© JUNGE FREIHEIT Verlag GmbH & Co. KG www.jungefreiheit.de 03/21 / 15. Januar 2021

Gefahr für Arbeitnehmer, Zulieferer und Kreditgläubiger
Zombies in der Krise
Dirk Meyer

Niedriglöhne ermöglichen die Beschäftigung von Ungelernten oder Fehlqualifizierten. Der deutsche Sozialstaat stockt die geringen Einkommen auf. In Corona-Zeiten wird dieses Modell jedoch auf Firmen und Selbständige übertragen. Der Null-/Niedrigzins hat Unternehmen überleben lassen, die kaum ihre Kapitalkosten erwirtschaftet haben. Es blieb wenig Gewinn zur Aufstockung der Eigenkapitalpuffer. Die Folgen zeigt die Corona-Krise. Mit Bürgschaften, Kredit- und Eigenkapitalhilfen sowie Soforthilfen für Selbständige, Freiberufler und Kleinbetriebe muß der Staat über die Krise retten. Die vorübergehende Aussetzung der Insolvenz­antragspflicht wurde bis 31. Januar verlängert.

Die Gefahren sind offensichtlich. Denn Insolvenzen sind ein Mechanismus, um Unternehmen ohne ein tragfähiges Geschäftsmodell entweder zu schließen oder zu sanieren. Nur so werden Arbeitnehmer, Zulieferer und Kreditgläubiger vor größeren Ausfällen geschützt. Für 2020 verzeichnet der Verband der Vereine Creditreform trotz Konjunktureinbruchs gegenüber dem Vorjahr einen Rückgang der Firmeninsolvenzen von 18.830 auf 16.300 (minus 13,4 Prozent). Statistisch gesehen hätten damit bereits bei unveränderter Konjunktur weitere etwa 2.500 Firmen Insolvenz anmelden müssen. Diese und weitere coronabedingte Ausfälle drohen nach dem Auslaufen der Hilfen eine Insolvenzwelle auszulösen, die auch gesunde Unternehmen mitreißen könnte.
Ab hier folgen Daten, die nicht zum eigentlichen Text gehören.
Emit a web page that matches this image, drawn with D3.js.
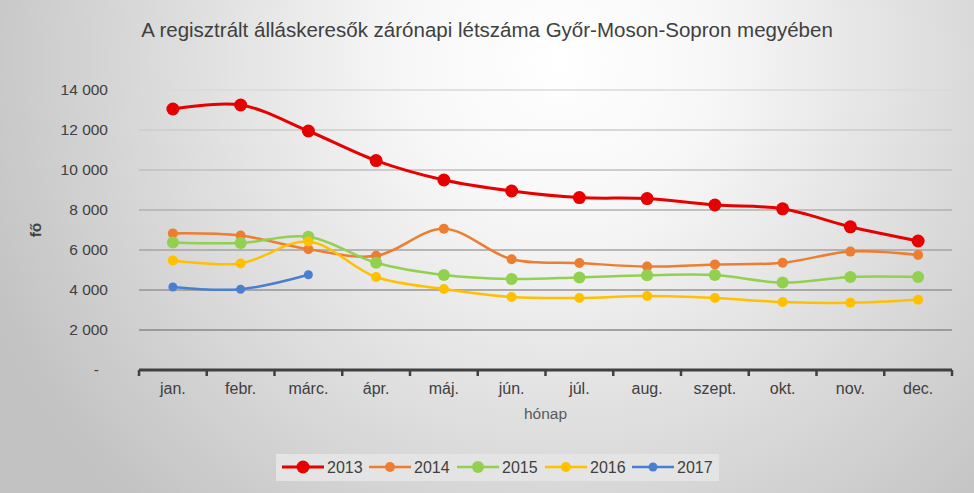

Diese „untoten“ oder „Zombie-Unternehmen“ erschweren den Neustart und verschleppen den notwendigen Strukturwandel, indem sie Kapital und Arbeitskräfte binden, die in gesunden Unternehmen produktiver eingesetzt werden könnten. Ein ähnliches Bild liefern die Verbraucherinsolvenzen, die von 62.810 auf 45.800 (minus 27,1 Prozent) zurückgingen. Sie wurden durch Sonderregelungen beim Kurzarbeitergeld sowie  einer befristeten Stundung von Kredittilgungen und Mietschulden geschützt. Bundesbank, die Finanzaufsicht BaFin und die EZB warnen deshalb vor erhöhten Kreditausfällen, die die Stabilität des Bankensektors gefährden könnten.

Was sollte man zukünftig anders machen? Um die Spreu vom Weizen zu trennen, wären Gewinne der Vorjahre ein Indikator für die längerfristige Rentabilität. Deshalb sollte der bereits von einer auf fünf Millionen Euro erhöhte Verlustrücktrag erstens nochmals erhöht werden und zweitens nicht nur für das Vorjahr, sondern für zwei oder mehrere Jahre gelten. So kämen auch größere Unternehmen in den Genuß dieser Erleichterung und Steuern könnten über mehrere Jahre zurückgeholt werden. Alternativ könnten die Hilfen an die Einhaltung vorjähriger betriebswirtschaftlicher Kennzahlen geknüpft werden, die von der Wirtschaftsprüfung zu bestätigen wären.






Prof. Dr. Dirk Meyer lehrt Ökonomie an der Helmut-Schmidt-Universität Hamburg.